Marianne, le manoir et moi

by erwan

C’était en février 2015. Nous cherchions une maison à acheter. Oh, pas grand, juste pour nous deux, avec éventuellement une annexe pour faire un bureau, et un petit jardin. Et pas trop de travaux. Si Marianne était bricoleuse, moi non. Pas trop grand non plus, juste assez pour recevoir les amis de temps en temps.

Alors que la dame de l’agence nous faisait visiter divers biens qui nous laissaient plutôt indifférents, un jour elle nous dit en substance : “je viens d’entrer un bien, c’est ce que vous chercher. Ce n’est ni précisément la situation géographique, ni la taille de maison, ni la taille de jardin demandé, et vous ne le savez pas mais c’est ce que vous cherchez”.

Dubitatifs, et polis surtout parce qu’on la baladait pas mal, nous acceptions de la suivre. Perplexes quant à la direction, tout autant quand on la vit descendre de voiture pousser une branche morte qui empêchait nos véhicules d’entrer dans la cour, au milieu d’un chemin débordant de ronces et d’orties, nous nous regardions en souriant, avec dans nos yeux respectifs l’évocation de notre gentillesse à accepter de perdre notre temps pour lui faire plaisir, “parce qu’elle est vraiment sympa et qu’on lui doit bien ça”

Entrée boueuse dégagée, elle fit avancer sa voiture dans la cour. Nous la suivîmes.

Le manoir nous faisait face.

Marianne descendit, moi aussi. On regardait la maison, ébahis. Nous nous sommes regardés, les yeux spontanément humides. Nous avions compris.

C’était là.

Un tour des parties accessibles du parc en friche, une visite de la gigantesque bâtisse en poussière, dont la quasi totalité des pièces étaient figées dans le passé. Meubles, souris mortes, affiches de l’époque. C’était un voyage époustouflant.
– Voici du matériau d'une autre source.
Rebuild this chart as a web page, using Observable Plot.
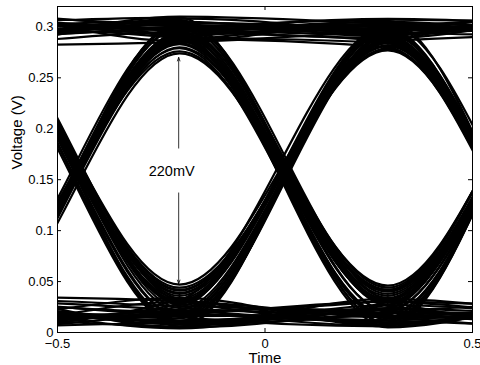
<!DOCTYPE html>
<html><head><meta charset="utf-8">
<script src="https://cdn.jsdelivr.net/npm/d3@7"></script>
<script src="https://cdn.jsdelivr.net/npm/@observablehq/plot@0.6"></script>
<style>body{margin:0;background:#fff} svg{display:block}</style>
</head><body><div id="chart"></div>
<script>
// Bit-centre times (peaks / troughs of the eye)
const bitTimes = [-0.708, -0.206, 0.296, 0.798];

// Axis ticks
const xTicks = [-0.5, 0, 0.5];
const xTickLabels = ["\u22120.5", "0", "0.5"];
const yTicks = [0, 0.05, 0.1, 0.15, 0.2, 0.25, 0.3];
const yTickLabels = ["0", "0.05", "0.1", "0.15", "0.2", "0.25", "0.3"];

// Trace levels at the four bit centres, grouped by first two bits
const tracesLL = [
  [0.012, 0.018, 0.010, 0.022], [0.028, 0.020, 0.030, 0.015], [0.006, 0.010, 0.016, 0.008], [0.033, 0.026, 0.022, 0.031],
  [0.018, 0.012, 0.024, 0.296], [0.009, 0.030, 0.015, 0.302], [0.025, 0.008, 0.020, 0.288], [0.031, 0.022, 0.010, 0.305],
  [0.015, 0.022, 0.284, 0.020], [0.027, 0.011, 0.291, 0.012], [0.008, 0.028, 0.278, 0.030], [0.020, 0.016, 0.288, 0.006],
  [0.022, 0.010, 0.290, 0.306], [0.011, 0.025, 0.296, 0.300], [0.030, 0.018, 0.286, 0.292], [0.014, 0.006, 0.299, 0.309]
];
const tracesLH = [
  [0.018, 0.283, 0.016, 0.024], [0.029, 0.276, 0.026, 0.012], [0.010, 0.290, 0.008, 0.030], [0.024, 0.286, 0.021, 0.018],
  [0.013, 0.280, 0.040, 0.296], [0.026, 0.292, 0.032, 0.288], [0.020, 0.287, 0.046, 0.302], [0.008, 0.274, 0.036, 0.293],
  [0.016, 0.294, 0.286, 0.014], [0.030, 0.301, 0.292, 0.026], [0.009, 0.288, 0.280, 0.008], [0.022, 0.298, 0.295, 0.020],
  [0.019, 0.292, 0.303, 0.300], [0.006, 0.299, 0.296, 0.308], [0.027, 0.286, 0.299, 0.291], [0.014, 0.295, 0.307, 0.304]
];
const tracesHL = [
  [0.300, 0.020, 0.012, 0.027], [0.291, 0.011, 0.024, 0.016], [0.307, 0.028, 0.019, 0.009], [0.296, 0.015, 0.006, 0.032],
  [0.303, 0.024, 0.018, 0.290], [0.289, 0.009, 0.027, 0.300], [0.298, 0.031, 0.012, 0.306], [0.294, 0.016, 0.022, 0.285],
  [0.297, 0.036, 0.281, 0.022], [0.305, 0.042, 0.277, 0.013], [0.288, 0.031, 0.290, 0.030], [0.301, 0.047, 0.285, 0.018],
  [0.292, 0.038, 0.292, 0.301], [0.306, 0.028, 0.298, 0.295], [0.299, 0.044, 0.286, 0.306], [0.287, 0.033, 0.294, 0.290]
];
const tracesHH = [
  [0.304, 0.296, 0.014, 0.021], [0.293, 0.303, 0.026, 0.010], [0.299, 0.289, 0.009, 0.029], [0.309, 0.300, 0.020, 0.015],
  [0.296, 0.302, 0.038, 0.297], [0.307, 0.290, 0.030, 0.289], [0.290, 0.298, 0.044, 0.304], [0.301, 0.306, 0.034, 0.292],
  [0.303, 0.297, 0.290, 0.016], [0.289, 0.304, 0.297, 0.024], [0.308, 0.291, 0.284, 0.010], [0.295, 0.300, 0.302, 0.031],
  [0.298, 0.305, 0.294, 0.300], [0.306, 0.293, 0.301, 0.290], [0.291, 0.299, 0.308, 0.303], [0.282, 0.285, 0.296, 0.307]
];
const tracesExtraA = [
  [0.021, 0.004, 0.027, 0.018], [0.035, 0.031, 0.008, 0.025], [0.004, 0.019, 0.032, 0.299], [0.016, 0.034, 0.006, 0.310],
  [0.034, 0.005, 0.293, 0.026], [0.012, 0.019, 0.282, 0.034], [0.005, 0.032, 0.301, 0.296], [0.024, 0.014, 0.293, 0.311],
  [0.033, 0.279, 0.012, 0.007], [0.005, 0.293, 0.031, 0.027], [0.031, 0.284, 0.042, 0.306], [0.017, 0.289, 0.029, 0.286],
  [0.004, 0.304, 0.289, 0.033], [0.034, 0.290, 0.298, 0.005], [0.011, 0.302, 0.292, 0.310], [0.032, 0.289, 0.305, 0.295]
];
const tracesExtraB = [
  [0.285, 0.006, 0.033, 0.020], [0.310, 0.033, 0.015, 0.004], [0.308, 0.005, 0.030, 0.293], [0.284, 0.026, 0.007, 0.309],
  [0.293, 0.029, 0.287, 0.035], [0.309, 0.039, 0.279, 0.007], [0.283, 0.041, 0.289, 0.309], [0.310, 0.030, 0.300, 0.298],
  [0.286, 0.307, 0.031, 0.006], [0.311, 0.294, 0.005, 0.033], [0.284, 0.295, 0.041, 0.310], [0.305, 0.309, 0.027, 0.300],
  [0.310, 0.286, 0.306, 0.005], [0.283, 0.308, 0.288, 0.028], [0.304, 0.296, 0.289, 0.311], [0.286, 0.310, 0.303, 0.294]
];

// Annotation
const annX = -0.208;
const annTop = 0.270;
const annBottom = 0.048;
const annGapTop = 0.181;
const annGapBottom = 0.137;
const annLabel = "220mV";
const annLabelY = 0.158;

// Build long-format table (endpoints held flat beyond the window)
const allTraces = [...tracesLL, ...tracesLH, ...tracesHL, ...tracesHH, ...tracesExtraA, ...tracesExtraB];
const ui = bitTimes[1] - bitTimes[0];
const rows = [];
allTraces.forEach((lv, id) => {
  rows.push({id, t: bitTimes[0] - ui, v: lv[0]});
  bitTimes.forEach((t, k) => rows.push({id, t, v: lv[k]}));
  rows.push({id, t: bitTimes[3] + ui, v: lv[3]});
});

const mL = 57, mR = 8, mT = 6, mB = 33, W = 480, H = 365;
const xDom = [-0.5, 0.5], yDom = [0, 0.32];
const tickX = (xDom[1] - xDom[0]) * 4 / (W - mL - mR);
const tickY = (yDom[1] - yDom[0]) * 4 / (H - mT - mB);
const font = "'Liberation Sans', Arial, Helvetica, sans-serif";

const chart = Plot.plot({
  width: W, height: H,
  marginLeft: mL, marginRight: mR, marginTop: mT, marginBottom: mB,
  x: {domain: xDom},
  y: {domain: yDom},
  style: {fontFamily: font, fontSize: "13px", background: "white", color: "black"},
  marks: [
    Plot.line(rows, {x: "t", y: "v", z: "id", curve: "monotone-x", stroke: "black", strokeWidth: 2.2, clip: true}),
    Plot.frame({stroke: "black", strokeWidth: 1}),
    Plot.ruleY(yTicks, {y: d => d, x1: xDom[0], x2: xDom[0] + tickX, stroke: "black"}),
    Plot.ruleY(yTicks, {y: d => d, x1: xDom[1], x2: xDom[1] - tickX, stroke: "black"}),
    Plot.ruleX(xTicks, {x: d => d, y1: yDom[0], y2: yDom[0] + tickY, stroke: "black"}),
    Plot.ruleX(xTicks, {x: d => d, y1: yDom[1], y2: yDom[1] - tickY, stroke: "black"}),
    Plot.axisX({ticks: xTicks, tickSize: 0, tickPadding: 6, tickFormat: d => xTickLabels[xTicks.indexOf(d)], label: null}),
    Plot.axisY({ticks: yTicks, tickSize: 0, tickPadding: 4, tickFormat: d => yTickLabels[yTicks.indexOf(d)], label: null}),
    Plot.text(["Time"], {frameAnchor: "bottom", lineAnchor: "middle", dy: 26, text: d => d, fill: "black", fontSize: 15}),
    Plot.text(["Voltage (V)"], {frameAnchor: "left", dx: -40, rotate: -90, text: d => d, fill: "black", fontSize: 15}),
    Plot.arrow([annLabel], {x1: annX, y1: annGapTop, x2: annX, y2: annTop, stroke: "black", strokeWidth: 0.8, headLength: 7, headAngle: 40}),
    Plot.arrow([annLabel], {x1: annX, y1: annGapBottom, x2: annX, y2: annBottom, stroke: "black", strokeWidth: 0.8, headLength: 7, headAngle: 40}),
    Plot.text([annLabel], {x: annX, y: annLabelY, dx: -7, text: d => d, fill: "black", fontSize: 14.5})
  ]
});
document.getElementById("chart").appendChild(chart);
</script>
</body></html>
Comme si la maison nous disait qu’il était temps, pour elle comme pour nous, de rembobiner un peu, de dépoussiérer nos vies, et de revivre et vivre pour de bon.

Le prix dépassait notre budget. Alors la dame de l’agence nous dit : “c’est un héritage indirect, il y a donc de gros frais de succession. Mais l’héritière qui a accepté ce bien l’a pris non pas pour faire une plus value, mais pour trouver les repreneurs qui respecteraient le travail d’Ernest et Marie, les anciens propriétaires. Elle veut juste rentrer dans ses frais, elle veut juste que ce lieu de vacances de son enfance retrouve une âme, dans le respect de ses créateurs. Et pas des promoteurs qui en feront un business hôtelier dont la seule valeur sera l’argent. Quand elle a appelé à l’agence, je lui ai dit que je savais qui cherchait cette maison. Ils ne le savaient pas, mais c’était là. Le manoir avait besoin d’eux autant que l’inverse.”
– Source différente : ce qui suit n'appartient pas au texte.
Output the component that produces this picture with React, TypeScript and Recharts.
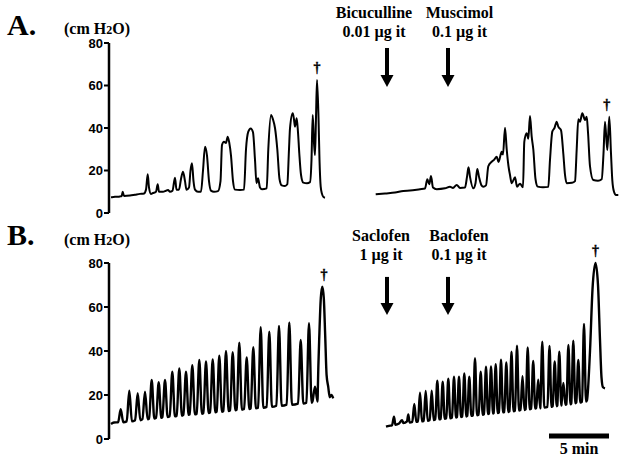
import { LineChart, Line, XAxis, YAxis, ReferenceDot, ReferenceLine } from "recharts"

// time axis is in seconds (5 min scale bar = 300 s), pressure in cm H2O
const timeDomain = [0, 2580]
const pressureTicks = [0, 20, 40, 60, 80]

// Panel A, control recording: [time, pressure]
const controlA: [number, number][] = [
  [10, 7.4], [30, 7.6], [55, 7.8], [63.5, 8], [68.5, 10], [75, 8], [105, 8.2], [130, 8.6],
  [155, 9], [175, 9.2], [185, 11], [193.5, 18.2], [200, 12], [210, 9], [220, 9.4], [235, 10],
  [243.5, 13.5], [250, 10], [270, 10], [285, 10.5], [295, 10.8], [305, 10], [317.5, 10.5],
  [330, 16.6], [337.5, 11], [350, 11], [360, 16], [370, 19.4], [380, 15], [387.5, 11], [400, 12],
  [407.5, 20], [415, 23.4], [422.5, 15], [430, 11], [445, 10], [460, 10], [470, 20], [480, 31.2],
  [490, 27], [500, 15], [510, 10.5], [525, 10], [545, 10.3], [557.5, 15], [565, 32], [575, 33.5],
  [585, 33], [593.5, 35.9], [601.5, 33], [610, 27], [620, 15], [630, 11], [655, 10.8], [675, 11],
  [685, 30], [696.5, 38.3], [708.5, 39.8], [720, 38], [730, 25], [737.5, 14], [745, 16.3],
  [755, 12], [765, 11.2], [788.5, 11.6], [796.5, 30], [810, 46.1], [820, 44], [830, 40],
  [841.5, 30], [852.5, 16], [863.5, 13], [880, 12.7], [891.5, 13.5], [900, 30], [905, 39.8],
  [918.5, 46.9], [925, 44], [930, 40.6], [938.5, 44.6], [945, 38], [951.5, 28], [960, 18],
  [971.5, 14.3], [990, 14], [1005, 14.5], [1012.5, 25], [1018.5, 46.1], [1025, 33], [1030, 27.3],
  [1035, 45], [1040, 62.6], [1047.5, 45], [1052.5, 25], [1058.5, 12.4], [1065, 9], [1072.5, 7.5],
  [1080, 7.2],
]

// Panel A, bicuculline / muscimol recording
const drugA: [number, number][] = [
  [1333.5, 8.8], [1380, 9.2], [1430, 9.6], [1471.5, 10.4], [1505, 10.6], [1555, 11.2], [1580, 11.5],
  [1591.5, 15.9], [1601.5, 13.5], [1610, 17.4], [1620, 12], [1638.5, 11.2], [1680, 11.6],
  [1705, 12.3], [1720, 11.8], [1738.5, 13.2], [1755, 11.8], [1780, 12], [1790, 17], [1797.5, 21.5],
  [1805, 17], [1821.5, 11.6], [1832.5, 14], [1841.5, 20.7], [1850, 17], [1862.5, 13],
  [1871.5, 12.4], [1885, 13], [1896.5, 22], [1913.5, 24.1], [1925, 25], [1938.5, 26.5],
  [1947.5, 24], [1963.5, 28.8], [1970, 27.5], [1980, 40.1], [1988.5, 30], [1997.5, 22],
  [2005, 17.9], [2013.5, 14], [2030, 16.8], [2040, 12.4], [2055, 13.8], [2070, 12.1],
  [2076.5, 33.5], [2088.5, 37.5], [2096.5, 35], [2105, 45.6], [2113.5, 35.9], [2121.5, 30],
  [2132.5, 16], [2143.5, 12.4], [2170, 12.1], [2196.5, 12.3], [2205, 25], [2216.5, 38.3],
  [2227.5, 40], [2238.5, 43], [2246.5, 40.6], [2260, 39], [2271.5, 28], [2280, 18], [2288.5, 14],
  [2315, 14.2], [2330, 15], [2338.5, 30], [2346.5, 44.1], [2355, 43], [2366.5, 46.9], [2380, 43.8],
  [2388.5, 45.3], [2395, 38], [2405, 22], [2421.5, 15.5], [2445, 15.2], [2463.5, 15.9],
  [2472.5, 28], [2480, 43], [2491.5, 29.6], [2501.5, 45.3], [2510, 28], [2516.5, 15.5],
  [2525, 10], [2535, 8.5], [2546.5, 8.5],
]

// Panel B, control recording: start, contractions [time, baseline, peak], end
const controlBStart: [number, number][] = [[10, 6.8], [25, 7.5]]
const controlBPeaks: [number, number, number][] = [
  [58.5, 7.6, 13.5], [101.5, 8, 22], [143.5, 8.5, 20.8], [180, 9, 21.5], [213.5, 9.3, 26.8],
  [248.5, 9.6, 25.8], [280, 10, 26.8], [316.5, 10.3, 30.6], [351.5, 10.6, 32.1], [385, 11, 30.6],
  [416.5, 11.2, 33.6], [451.5, 11.5, 35.9], [485, 11.8, 35.2], [518.5, 12.1, 36.2],
  [551.5, 12.4, 37.9], [585, 12.7, 40], [618.5, 13, 39.4], [651.5, 13.3, 43.8], [688.5, 13.6, 37.1],
  [721.5, 13.9, 41.7], [758.5, 14.2, 50.8], [801.5, 14.6, 48.8], [850, 15.1, 51.4],
  [901.5, 15.6, 53], [958.5, 16.1, 45], [1000, 16.5, 52.6], [1030, 17, 23.8],
]
const controlBEnd: [number, number][] = [
  [1044, 22], [1052, 48], [1059, 64], [1066.5, 69.2], [1074, 64], [1081, 47], [1088, 29],
  [1096, 23.8], [1104, 19], [1112, 20], [1121, 18.5],
]

// Panel B, saclofen / baclofen recording
const drugBStart: [number, number][] = [
  [1385, 5.6], [1400, 6], [1415, 6.2], [1425, 10.1], [1432, 6.5], [1450, 7], [1465, 8.6],
  [1472, 7.2], [1490, 8], [1496.5, 11.2], [1503, 7.5],
]
const drugBPeaks: [number, number, number][] = [
  [1526.5, 7.8, 15.9], [1555, 8, 21], [1583.5, 8.3, 21.8], [1613.5, 8.6, 22], [1641.5, 8.9, 26.5],
  [1668.5, 9.2, 26.1], [1696.5, 9.4, 27.4], [1725, 9.7, 28.3], [1750, 10, 28.3],
  [1776.5, 10.2, 29.8], [1801.5, 10.5, 28.3], [1830, 10.8, 36.7], [1858.5, 11, 30.6],
  [1885, 11.3, 32.9], [1910, 11.6, 33], [1933.5, 11.8, 34], [1960, 12.1, 36], [1986.5, 12.3, 34.8],
  [2012.5, 12.6, 39.7], [2040, 12.9, 42.4], [2067.5, 13.2, 28.5], [2093.5, 13.5, 41.6],
  [2121, 13.8, 35.5], [2146, 14, 27], [2166.5, 14.3, 44.2], [2202.5, 14.6, 42.3],
  [2228.5, 14.9, 35.2], [2251.5, 15.2, 39.7], [2272, 15.5, 25.5], [2297, 15.8, 42.7],
  [2321.5, 16.2, 44.7], [2346.5, 16.6, 35.9], [2375, 17, 52.3],
]
const drugBEnd: [number, number][] = [
  [2390, 17.7], [2405, 40], [2417.5, 68], [2432.5, 80], [2445, 70], [2455, 45], [2462.5, 28],
  [2470, 23.5], [2480, 23],
]

// drug injections (time in s)
const injectionsA = [
  { t: 1390, drug: "Bicuculline", dose: "0.01 µg it" },
  { t: 1695, drug: "Muscimol", dose: "0.1 µg it" },
]
const injectionsB = [
  { t: 1390, drug: "Saclofen", dose: "1 µg it" },
  { t: 1695, drug: "Baclofen", dose: "0.1 µg it" },
]

// † marks: animal death
const deathsA = [{ t: 1040, v: 62.6 }, { t: 2489, v: 45.3 }]
const deathsB = [{ t: 1075, v: 69.2 }, { t: 2433, v: 80 }]

const scaleBar = { start: 2200, length: 300, label: "5 min" }

const toPoints = (pairs: [number, number][]) => pairs.map(([t, v]) => ({ t, v }))

const fromPeaks = (
  start: [number, number][],
  peaks: [number, number, number][],
  end: [number, number][],
  halfWidth: number,
) => {
  const pairs: [number, number][] = [...start]
  peaks.forEach(([t, base, top]) => {
    pairs.push([t - halfWidth, base], [t, top], [t + halfWidth, base])
  })
  return toPoints([...pairs, ...end])
}

const serif = "'Liberation Serif', 'Times New Roman', serif"
const sans = "'Liberation Sans', Arial, sans-serif"

const arrowShape = (drug: string, dose: string, textDx: number, textDy: number, shaft: number) =>
  (p: any) => {
    const { cx, cy } = p
    return (
      <g>
        <text x={cx + textDx} y={cy + textDy} textAnchor="middle" fontFamily={serif} fontWeight="bold" fontSize={16} fill="#000">
          {drug}
        </text>
        <text x={cx + textDx} y={cy + textDy + 19} textAnchor="middle" fontFamily={serif} fontWeight="bold" fontSize={16} fill="#000">
          {dose}
        </text>
        <rect x={cx - 2} y={cy - shaft} width={4} height={shaft - 11} fill="#000" />
        <polygon points={`${cx - 6.5},${cy - 12} ${cx + 6.5},${cy - 12} ${cx},${cy}`} fill="#000" />
      </g>
    )
  }

const daggerShape = (p: any) => (
  <text x={p.cx} y={p.cy - 8} textAnchor="middle" fontFamily={serif} fontWeight="bold" fontSize={14}
    fill="#000" stroke="#000" strokeWidth={0.4}>
    †
  </text>
)

function PressureAxis() {
  return (
    <YAxis
      type="number"
      domain={[0, 80]}
      ticks={pressureTicks}
      width={109}
      axisLine={{ stroke: "#000", strokeWidth: 2.5 }}
      tickLine={{ stroke: "#000", strokeWidth: 2 }}
      tickSize={5}
      tickMargin={1}
      tick={{ fill: "#000", fontSize: 13, fontWeight: "bold", fontFamily: sans }}
    />
  )
}

export default function App() {
  const a1 = toPoints(controlA)
  const a2 = toPoints(drugA)
  const b1 = fromPeaks(controlBStart, controlBPeaks, controlBEnd, 13)
  const b2 = fromPeaks(drugBStart, drugBPeaks, drugBEnd, 10)

  const trace = { type: "monotone" as const, dataKey: "v", stroke: "#000", strokeWidth: 2, dot: false, isAnimationActive: false }

  return (
    <div style={{ position: "absolute", left: 0, top: 0, width: 625, height: 465, background: "#fff" }}>
      <div style={{ position: "absolute", left: 0, top: 0 }}>
        <LineChart width={625} height={230} margin={{ top: 43, right: 0, bottom: 17, left: 0 }}>
          <XAxis type="number" dataKey="t" domain={timeDomain} hide />
          {PressureAxis()}
          <Line {...trace} data={a1} />
          <Line {...trace} data={a2} />
          {injectionsA.map((d, i) => (
            <ReferenceDot key={d.drug} x={d.t} y={59.3} ifOverflow="visible"
              shape={arrowShape(d.drug, d.dose, i === 0 ? -13 : 11.5, -68.7, 39)} />
          ))}
          {deathsA.map((d) => (
            <ReferenceDot key={d.t} x={d.t} y={d.v} ifOverflow="visible" shape={daggerShape} />
          ))}
        </LineChart>
      </div>
      <div style={{ position: "absolute", left: 0, top: 220 }}>
        <LineChart width={625} height={245} margin={{ top: 43, right: 0, bottom: 26, left: 0 }}>
          <XAxis type="number" dataKey="t" domain={timeDomain} hide />
          {PressureAxis()}
          <Line {...trace} strokeWidth={2.4} data={b1} />
          <Line {...trace} strokeWidth={2.4} data={b2} />
          {injectionsB.map((d, i) => (
            <ReferenceDot key={d.drug} x={d.t} y={56.4} ifOverflow="visible"
              shape={arrowShape(d.drug, d.dose, i === 0 ? -6 : 11, -74.3, 38)} />
          ))}
          {deathsB.map((d) => (
            <ReferenceDot key={d.t} x={d.t} y={d.v} ifOverflow="visible" shape={daggerShape} />
          ))}
          <ReferenceLine
            segment={[{ x: scaleBar.start, y: 1.4 }, { x: scaleBar.start + scaleBar.length, y: 1.4 }]}
            stroke="#000"
            strokeWidth={5}
            ifOverflow="visible"
            label={{ value: scaleBar.label, position: "bottom", offset: 7, fill: "#000", fontSize: 16, fontWeight: "bold", fontFamily: serif }}
          />
        </LineChart>
      </div>
      <svg width={625} height={465} style={{ position: "absolute", left: 0, top: 0, pointerEvents: "none" }}>
        <g fontFamily={serif} fontWeight="bold" fill="#000">
          <text x={7} y={35} fontSize={30}>A.</text>
          <text x={7} y={245} fontSize={30}>B.</text>
          <text x={130} y={33.5} fontSize={16} textAnchor="end">
            (cm H<tspan fontSize={12}>2</tspan>O)
          </text>
          <text x={130} y={245} fontSize={16} textAnchor="end">
            (cm H<tspan fontSize={12}>2</tspan>O)
          </text>
        </g>
      </svg>
    </div>
  )
}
C’était un vendredi. La dame nous dit que si on promettait de proposer une offre pour le lundi, elle ne ferait pas les visites envisagées et nous serions les seuls à voir le manoir, et il serait pour nous. Quel que soit le montant forcément inférieur au prix demandé, à condition de promettre de faire notre mieux. Pour le reste, pour faire accepter la somme bien en dessous de l’estimation, alors que de nombreux promotteurs attendaient la mise en vente, c’était son métier”.

La rencontre entre le manoir, Marianne et moi avait eu lieu. Une semaine plus tard, nous signiions le compromis. Et nous fûmes les seuls à visiter. Normal, c’était notre histoire. A moi, à elle, à ce manoir.

Le 26 mai 2015, nous avions les clefs. Premier repas dans la cour, un renardeau beau comme une peluche fut surpris de nous voir là et fit demi tour. Un essaim d’abeilles survola la maison.

Nous étions bien. Heureux et fous, inconscients du bonheur (et du travail) qui s’ouvrait à nous.

Je n’avais jamais bricolé et encore moins jardiné. Je connaissais les mots herbe, arbre, fleurs. Le champ lexical de la botanique était prêt à m’envahir. J’ai aussi replongé dans les cours d’électricité, j’ai fait des stages. De soudure, de carrelage. On a pleuré de bonheur après chaque rénovation de pièce. On a frissonné tant et tant, guidés par les exigences extrêmes de cette maison.

Chaque jour depuis sept ans, en rentrant chez nous, parcourant les quelques mètres de cette entrée de terre bordée de fuchsias, crocosmias, rosiers, hortensias, camélias et magnolias qui dormaient sous des montagnes de ronces, nous nous disions, souvent à haute voix : ” wouaw, c’est beau.” Avec, toujours dans un coin de la tête d’infinis remerciements à Fanny, entremetteuse merveilleuse de cette magie.

“Wouaw, c’est beau.”

Beau comme sept années de folie de notre vie à trois, Marianne, le manoir et moi.